This complex, comprising 24 houses, has been developed in accordance with bioclimatic architecture criteria, in synchrony with the environment and the climate, so as to minimise the impact of the latter and thereby reduce conditioning-related energy needs. In addition, the houses incorporate renewable on a small scale, as required to satisfy the demands of the complex.
The 24 houses were selected as the best examples of bioclimatic houses in an international competition promoted by the Tenerife island council and ITER, and endorsed by the International Union of Architects.
The dwellings have an average floor area of 110-120m² and feature different designs, making the complex a magnificent space for educating and raising awareness about applying bioclimatic principles in construction.
The complex’s outstanding feature is that it was conceived as a real-scale laboratory for monitoring and appraising the various specific bioclimatic techniques it employs, so as to help understand and raise awareness about these techniques among specialists and the general public alike. To this end, the houses are fitted with automatic energy management systems and a monitoring system featuring temperature sensors, relative humidity sensors and air flow meters.
The data collection system’s ultimate aim is to improve comfort within the dwelling. It does this by first displaying the climatic parameters it has obtained, for the user to then implement any of a number of bioclimatic strategies aimed to keep the home within a comfort zone. The energy efficiency of each dwelling can therefore be actively managed. In turn, the system is linked to a communications network which gives each household access to the climate management data from any PC that is connected to ITER’s LAN, via a common web browser.
In order to evaluate the system’s performance, the houses must be occupied. For this reason, they are made available for short-stay tourist rental (http://casas.iter.es). This also ensures that the user profile is as broad as possible, enabling the physical parameters monitored by the system to be combined with circumstantial, physiological, psychological and sociological factors, according to data supplied by the residents.
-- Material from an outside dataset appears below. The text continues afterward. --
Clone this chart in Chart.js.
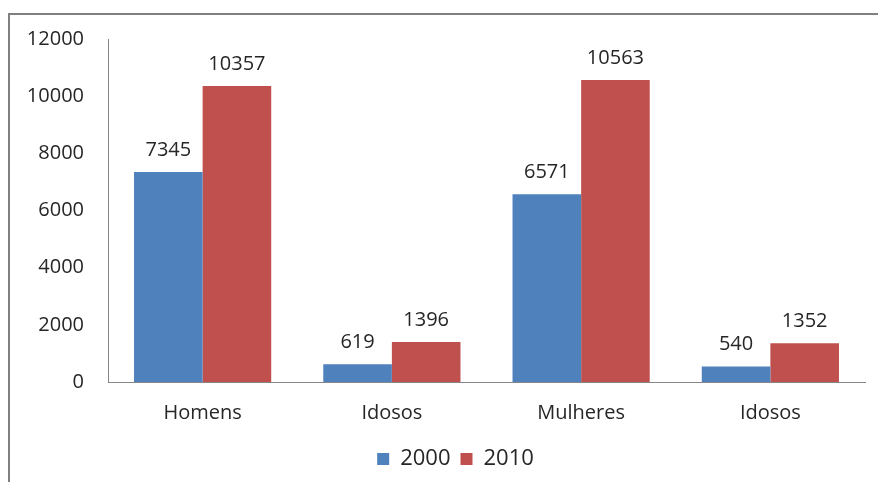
<!DOCTYPE html>
<html>
<head>
<meta charset="utf-8">
<script src="https://cdn.jsdelivr.net/npm/chart.js@4.4.0/dist/chart.umd.min.js"></script>
<style>
    html,body{margin:0;padding:0;background:#fff;}
    #wrap{width:878px;height:482px;position:relative;}
</style>
</head>
<body>
<div id="wrap"><canvas id="c" width="878" height="482"></canvas></div>
<script>
const categories=["Homens","Idosos","Mulheres","Idosos"];
const values2000=[7345,619,6571,540];
const values2010=[10357,1396,10563,1352];
const yTicks=[0,2000,4000,6000,8000,10000,12000];

const FONT="'Open Sans', 'Liberation Sans', sans-serif";
const TEXT="#262626";

// grey frame round the chart
const framePlugin={
    id:"frame",
    beforeDraw(chart){
        let ctx=chart.ctx;
        ctx.save();
        ctx.fillStyle="#fff";
        ctx.fillRect(0,0,chart.width,chart.height);
        ctx.strokeStyle="#808080";
        ctx.lineWidth=2;
        ctx.beginPath();
        ctx.moveTo(9,chart.height);
        ctx.lineTo(9,14);
        ctx.lineTo(chart.width,14);
        ctx.stroke();
        ctx.restore();
    }
};

// legend sits a bit right of the centre in the original
const legendShift={
    id:"legendShift",
    afterLayout(chart){
        if (chart.legend) {
            chart.legend.left+=23;
            chart.legend.right+=23;
        }
    }
};

// value labels over each bar
const labelPlugin={
    id:"barLabels",
    afterDatasetsDraw(chart){
        let ctx=chart.ctx;
        ctx.save();
        ctx.font="20px "+FONT;
        ctx.fillStyle=TEXT;
        ctx.textAlign="center";
        ctx.textBaseline="middle";
        chart.data.datasets.forEach((ds,i)=>{
            chart.getDatasetMeta(i).data.forEach((bar,j)=>{
                ctx.fillText(String(ds.data[j]),bar.x,bar.y-22);
            });
        });
        ctx.restore();
    }
};

new Chart(document.getElementById("c"),{
    type:"bar",
    data:{
        labels:categories,
        datasets:[
            {label:"2000",data:values2000,backgroundColor:"#4F81BD",borderWidth:0},
            {label:"2010",data:values2010,backgroundColor:"#C0504D",borderWidth:0}
        ]
    },
    options:{
        responsive:false,
        animation:false,
        layout:{padding:{left:0,right:13,top:39,bottom:2}},
        categoryPercentage:0.725,
        barPercentage:1.0,
        scales:{
            x:{
                grid:{display:false,drawTicks:false},
                border:{display:true,color:"#868686",width:1},
                ticks:{color:TEXT,font:{family:FONT,size:20},padding:19},
                afterFit(s){s.height=56;}
            },
            y:{
                min:0,max:12000,
                afterBuildTicks(s){s.ticks=yTicks.map(v=>({value:v}));},
                grid:{display:false,drawTicks:false},
                border:{display:true,color:"#868686",width:1},
                ticks:{color:TEXT,font:{family:FONT,size:20},padding:24,callback:v=>String(v)},
                afterFit(s){s.width=108;}
            }
        },
        plugins:{
            legend:{
                position:"bottom",
                labels:{
                    boxWidth:12,boxHeight:12,
                    color:TEXT,
                    font:{family:FONT,size:22},
                    padding:10
                }
            },
            tooltip:{enabled:false}
        }
    },
    plugins:[framePlugin,legendShift,labelPlugin]
});
</script>
</body>
</html>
This interrelation of parameters constructively hones the system and the equipment involved, making these more exportable.
The main activities carried out at the complex are as follows:
- To evaluate energy usage by simulation or in real conditions using sensors inside and outside the building.
- To establish models for integrating passive and active solar energy strategies, at both small and large scale.
- To optimise energy-related designs, models and components used in buildings.
- To demonstrate, using objective and quantified performance data, how buildings can be run in an energy-efficient way, in order to help raise public awareness and to inform.
- To optimise techniques for integrating, planning and building large-scale renewable energy installations.
- To help check the performance of buildings that are subject to different consumption patterns and user behaviours.
- To widen access to public information regarding renewables and energy efficiency.